Computational Design and Modeling of Molecular Organic Semiconductors for Solar Cell and Lighting Applications

Abstract

In this thesis, we study the optoelectronic properties, including energy levels, charge transport, and optical emission, of organic semiconductors by computational methods.By functionalizing octasilsesquioxanes (SQ8) with pentacene, we construct two organic-inorganic hybrid molecules, i.e. dipentacene-SQ8 and monopentacene-SQ8. Unlike the herringbone pattern in crystalline pentacene, the pentacene segments in the predicted crystal structures of the hybrid molecules assume parallel configurations, leading to enhanced orbital overlap between pentacene segments. A multi-scale hopping model based on Fermi’s golden rule is developed to simulate the charge transport in these crystals.
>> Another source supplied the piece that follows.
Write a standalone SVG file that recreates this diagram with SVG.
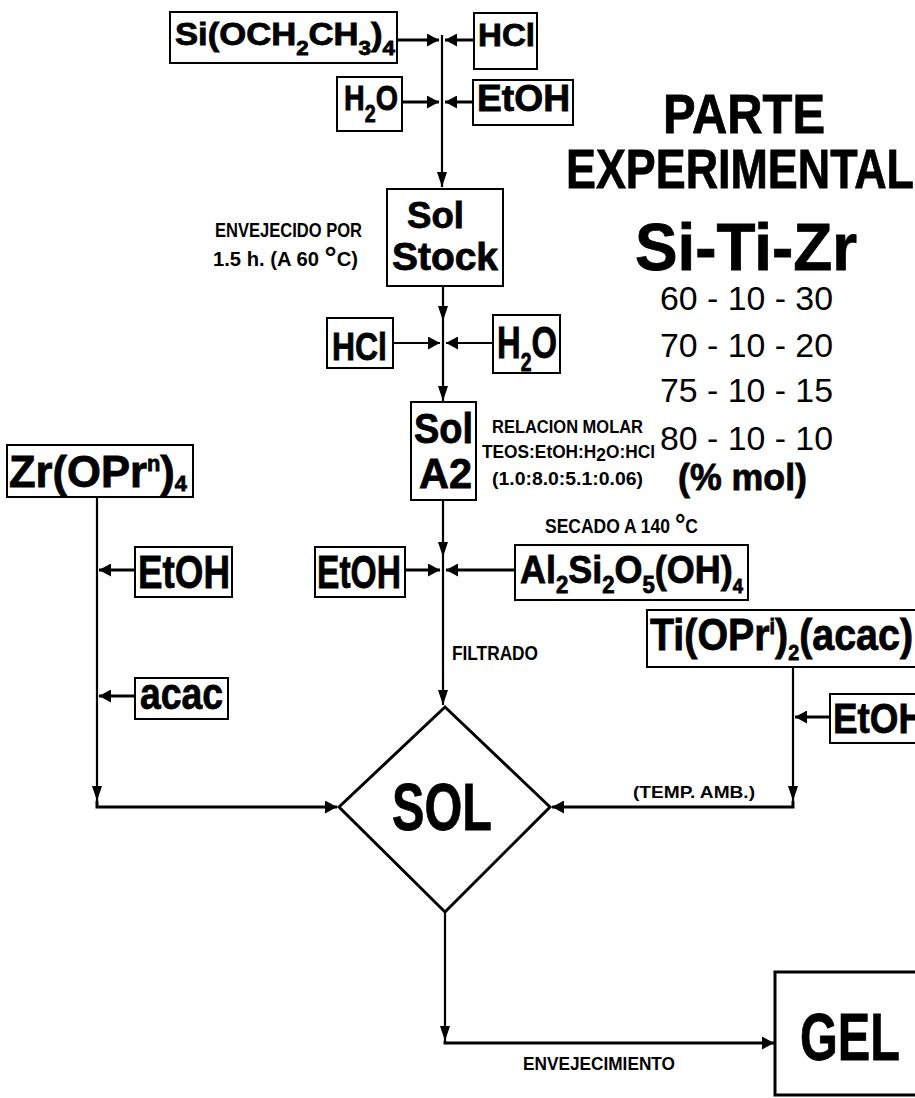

The simulated hole mobility in crystalline dipentacene-SQ8 can be as high as 11775 cm2/Vs at room temperature, compared to 17 cm2/Vs for crystalline pentacene. We use density functional theory (DFT) to identify design principles for energy level tuning in donor/acceptor conjugated polymers (CPs). We observe that increasing the electron withdrawing strength of the acceptor unit for a given donor drops the lowest unoccupied molecular orbital (LUMO) level, but keeps the highest occupied molecular orbital (HOMO) level almost unchanged. Conversely, increasing the electron donating strength of the donor unit for a given acceptor raises the HOMO level while keeping the LUMO level unchanged. We identify strong correlations between the frontier orbital energy levels, the amount of charge transfer between the donating and accepting units and the degree orbital localization in CPs.We investigate the influence of the conjugation length of organic molecules on phosphorescence. In experiments phosphorescence efficiency decreases as the conjugation length increases. Our time-dependent density functional theory (TDDFT) calculations reveal that the intersystem crossing (ISC) rate between first singlet (S1) and first triplet (T1) is reduced when increasing the conjugation length. Molecular orbital analysis shows that singlets are more localized than triplets over the conjugation backbone. This results in a larger spatial separation between singlets and triplets when increasing the conjugation length, leading to diminished ISC efficiency and eventually reduced phosphorescence.These discoveries help us identify the underlying design principles of organic semiconductors, thus enhancing the efficiency of new material development.